With recent polls reflecting a shift in the mood of the American electorate, the McCain campaign finds itself in an uphill battle going into the final stretch. Yet, over here in Europe - where I am studying at the London School of Economics - the question on the minds of the politically aware is: how did McCain even make it this far? Many Europeans have difficulty understanding why the campaign still has its head above water - though, just barely - because the political pairing of McCain and Palin would never stand a chance in an election this side of the pond.
A critical part of the explanation of this rests on the fact that Europeans tend to be far more "left-wing" than in the United States. This is itself an important legacy of the European labor movements of the 19th and 20th centuries, out of which emerged a backlash against crass social inequalities. This contrasts greatly with the United States where class-consciousness is relatively weak and where there is widespread belief that upward social mobility is simply a matter of pulling oneself up the bootstraps. Evidence of this greater tilt toward "left-wing" politics in Europe can be found in the lack of a mainstream right-leaning political party across the continent that resembles the Republican Party. Take, for example, David Cameron, the Conservative Party leader in Britain. His first act as party leader was to establish a policy group on social justice, delivering over 190 proposals - many of which have been turned into legislation.
That being said, there appear to be two other factors that would work against the current Republican ticket winning over European voters.
First, many Europeans are appalled at the way in which the American Right seemingly views anti-intellectualism in its politicians as a virtue.
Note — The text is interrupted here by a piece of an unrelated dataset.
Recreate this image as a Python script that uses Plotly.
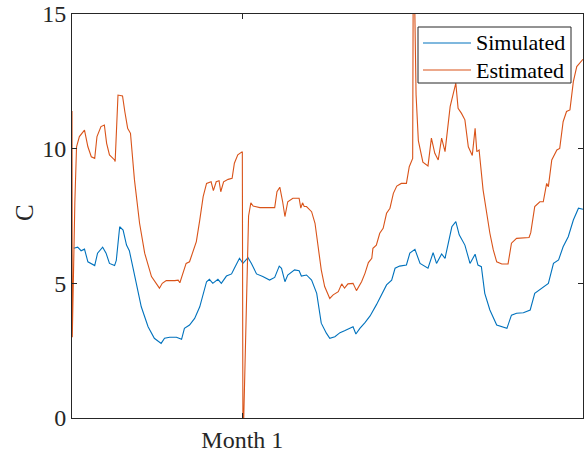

The perception over here is that the American Right continues to demonstrate a propensity to dumb-down the political process by picking from amongst a pool of potential candidates that represent the lowest common denominator. McCain's choice of Palin has done little to counter this perception. The European media has been particularly vicious in their attacks on her. Michelle Goldberg of The Guardian stated that Palin has "lowered the standard for both female candidates and U.S. political discourse." For Palin, the reviews across the continent are no better.
Now, of course there are some leaders in Europe who appear disinterested in the nitty-gritty of the political process, a potential sign of an impaired intellect. French President Nicholas Sarkozy, appears more interested in perusing the shops of the Champs-Élysées than following up on his campaign pledges. But, even with President Sarkozy, one gets the sense that he has a grasp of the core issues in science, economics, politics and international affairs. Palin has done little to convince the Europeans that she, too, grasps the basics.
And, second, there is the issue of patriotism. Europeans have never fully escaped the trauma of the two world wars that left the continent in ruins. As such, while many Europeans have a strong affinity towards their own individual countries, they are forever conscious not to let this manifest into something greater and more aggressive. And, it is from this position that they look at the rhetoric of the Republican ticket with fear that a McCain-Palin administration would lead to further global conflict, particularly given McCain's well-documented attention towards Iran. McCain has tried to cast himself apart from the current administration, as he did in a Financial Times Op-Ed in March, entitled, "America Must Be A Good Role Model." Few Europeans seem fooled. A Swiss friend of mine at the London School of Economics went as far as to suggest that McCain would be like "Cheney on steroids."
The lesson here: when John McCain and Sarah Palin are down and out on November 5th, renouncing their American citizenship and trying their luck in Europe would be a very bad idea.